A 50-year-old Tennessee grandmother spent more than five months behind bars after an AI facial recognition program misidentified her as a bank fraud suspect in a state she says she has never set foot in.
Sources state that Angela Lipps was at home on July 14, 2025, babysitting four young children when a team of U.S. Marshals arrived at her door and took her into custody. The circumstances were sudden and disorienting: no prior phone call, no interview, no warning of any kind. Officers placed her in handcuffs and led her away while the children she was watching looked on.

The incident traces back to a series of bank fraud cases in Fargo, North Dakota. Authorities there were investigating a woman suspected of using a fraudulent military ID to withdraw tens of thousands of dollars from multiple banks. Investigators fed surveillance footage through Clearview AI, a commercial facial recognition tool, which flagged Lipps as a potential match.
The problem? Lipps lives in Tennessee, roughly 1,500 miles from Fargo, and insists she has never once traveled to the state. “I have never been to North Dakota or even any of the surrounding states,” she said.
What followed was a months-long ordeal that upended her life entirely. Held without bail in a Tennessee county facility, Lipps says she was never interviewed by investigators or given any meaningful explanation of the case against her.
“I sat in a county jail in Tennessee for 108 days. I had no bail. No one interviewed me. I just sat and waited,” she mentioned.
During that time, she was reportedly unable to even obtain her dentures.
On October 30, authorities flew her to North Dakota for a hearing. It was, according to Lipps, her first time ever boarding a plane. She described the experience as terrifying. But the case against her unraveled almost immediately upon arrival.

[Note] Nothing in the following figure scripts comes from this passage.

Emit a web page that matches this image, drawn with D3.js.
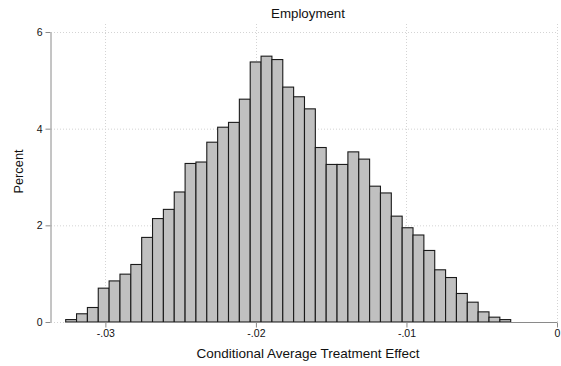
<!DOCTYPE html>
<html>
<head>
<meta charset="utf-8">
<script src="https://cdn.jsdelivr.net/npm/d3@7"></script>
<style>
  html, body { margin: 0; padding: 0; background: #fff; }
  svg { display: block; font-family: "Liberation Sans", Arial, Helvetica, sans-serif; }
</style>
</head>
<body>
<svg id="chart" width="561" height="366"></svg>
<script>
// Histogram of conditional average treatment effects (employment)
const title = "Employment";
const xTitle = "Conditional Average Treatment Effect";
const yTitle = "Percent";

// Bin layout: left edge of the first bin and the common bin width
const binStart = -0.032636;
const binWidth = 0.000721;

// Percent of observations in each bin, left to right
const percents = [
  0.05, 0.17, 0.30, 0.70, 0.85, 0.99, 1.19, 1.75, 2.14, 2.33,
  2.69, 3.28, 3.31, 3.72, 4.03, 4.13, 4.61, 5.38, 5.50, 5.43,
  4.86, 4.66, 4.41, 3.61, 3.26, 3.26, 3.52, 3.37, 2.81, 2.67,
  2.19, 1.95, 1.80, 1.48, 1.08, 0.92, 0.59, 0.41, 0.21, 0.10,
  0.05
];

const xTicks = [-0.03, -0.02, -0.01, 0];
const xTickLabels = ["-.03", "-.02", "-.01", "0"];
const yTicks = [0, 2, 4, 6];
const yTickLabels = ["0", "2", "4", "6"];

const bins = percents.map((p, i) => ({
  x0: binStart + i * binWidth,
  x1: binStart + (i + 1) * binWidth,
  pct: p
}));

const svg = d3.select("#chart");

const plotLeft = 51, plotRight = 557, plotTop = 24, plotBottom = 322;

const x = d3.scaleLinear()
  .domain([-0.03 - (105.4 - plotLeft) / 15060, 0])
  .range([plotLeft, plotRight]);
const y = d3.scaleLinear().domain([0, 6]).range([322, 32]);

const gridColor = "#d4d4d4";
const axisColor = "#8a8a8a";

// gridlines
const grid = svg.append("g");
grid.selectAll("line.hg").data(yTicks).enter().append("line")
  .attr("x1", plotLeft).attr("x2", plotRight)
  .attr("y1", d => y(d) + 0.5).attr("y2", d => y(d) + 0.5)
  .attr("stroke", gridColor).attr("stroke-width", 1)
  .attr("stroke-dasharray", "1,2");
grid.selectAll("line.vg").data(xTicks).enter().append("line")
  .attr("x1", d => Math.round(x(d)) + 0.5).attr("x2", d => Math.round(x(d)) + 0.5)
  .attr("y1", plotTop).attr("y2", plotBottom)
  .attr("stroke", gridColor).attr("stroke-width", 1)
  .attr("stroke-dasharray", "1,2");

// bars
svg.append("g").selectAll("rect").data(bins).enter().append("rect")
  .attr("x", d => x(d.x0))
  .attr("width", d => x(d.x1) - x(d.x0))
  .attr("y", d => y(d.pct))
  .attr("height", d => y(0) - y(d.pct))
  .attr("fill", "#c0c0c0")
  .attr("stroke", "#1a1a1a")
  .attr("stroke-width", 1.1);

// x axis
const xAxis = d3.axisBottom(x)
  .tickValues(xTicks)
  .tickFormat((d, i) => xTickLabels[i])
  .tickSize(5)
  .tickPadding(2)
  .tickSizeOuter(0);
const gx = svg.append("g")
  .attr("transform", `translate(0,${y(0) + 0.5})`)
  .call(xAxis);
gx.select(".domain")
  .attr("d", `M${x(binStart)},0H${plotRight}`)
  .attr("stroke", axisColor);
gx.selectAll(".tick line").attr("stroke", axisColor);
gx.selectAll(".tick text")
  .attr("font-size", "10.5px")
  .attr("font-family", "Liberation Sans, Arial, sans-serif")
  .attr("fill", "#111");

// y axis
const yAxis = d3.axisLeft(y)
  .tickValues(yTicks)
  .tickFormat((d, i) => yTickLabels[i])
  .tickSize(5)
  .tickPadding(3)
  .tickSizeOuter(0);
const gy = svg.append("g")
  .attr("transform", `translate(${plotLeft - 0.5},0)`)
  .call(yAxis);
gy.select(".domain").attr("stroke", axisColor);
gy.selectAll(".tick line").attr("stroke", axisColor);
gy.selectAll(".tick text")
  .attr("font-size", "10.5px")
  .attr("font-family", "Liberation Sans, Arial, sans-serif")
  .attr("fill", "#111");

// titles
svg.append("text")
  .attr("x", 308).attr("y", 17.5)
  .attr("text-anchor", "middle")
  .attr("font-size", "13.3px")
  .attr("fill", "#111")
  .text(title);

svg.append("text")
  .attr("x", 308).attr("y", 357.5)
  .attr("text-anchor", "middle")
  .attr("font-size", "13.5px")
  .attr("fill", "#111")
  .text(xTitle);

svg.append("text")
  .attr("transform", "translate(22.5,171.5) rotate(-90)")
  .attr("text-anchor", "middle")
  .attr("font-size", "12.8px")
  .attr("fill", "#111")
  .text(yTitle);
</script>
</body>
</html>
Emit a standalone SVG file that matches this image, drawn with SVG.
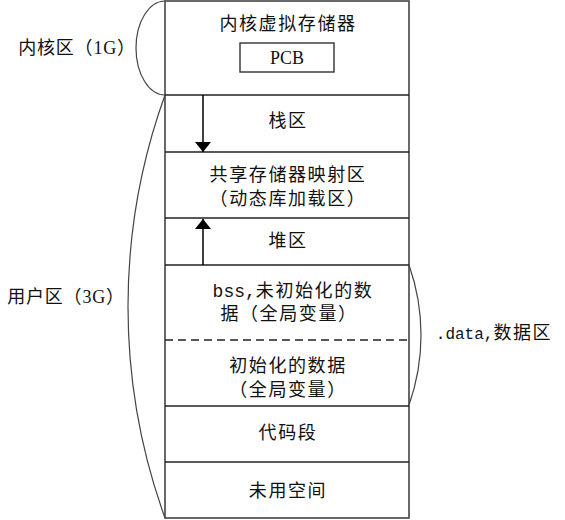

“It took five minutes for the whole thing to fall apart,” she said.
Her bank records, showing she was in Tennessee at the time of the Fargo incidents, were sufficient to establish what a basic preliminary investigation might have confirmed from the start. The charges were dismissed on Christmas Eve.
Rather than being offered assistance returning home, Lipps says she was released onto the street in the middle of winter wearing only summer clothing, with no transportation arranged.
The time she spent incarcerated had cascading consequences across every area of her life. Her rental housing was lost. Her Social Security Income was cut off. Her health insurance lapsed. Her car was gone, as was her dog. Her family had placed her belongings in storage, but the bills went unpaid and the contents were reportedly forfeited.
A verified GoFundMe established on her behalf notes that Lipps had not only never visited North Dakota, but had never even been on an airplane before her involuntary trip across the country to face charges she did not commit.
At a press conference, Fargo Police Chief Dave Zibolski acknowledged that Clearview AI had been used without his knowledge. He stated he “would not have allowed [it] to be used” and confirmed the technology “has since been prohibited.” The department’s own statement conceded only that the software “identified a potential suspect with similar features to Angela Lipps.”
Civil rights advocates and legal scholars have long raised alarms about the use of facial recognition in policing, particularly when outputs from these tools are treated as grounds for arrest rather than preliminary leads requiring verification. Misidentifications have repeatedly been documented across similar systems, with real and lasting consequences for ordinary people who had no meaningful recourse while the process slowly ran its course.
Lipps’ attorneys are currently exploring civil rights claims, though no lawsuit has been filed as of this writing.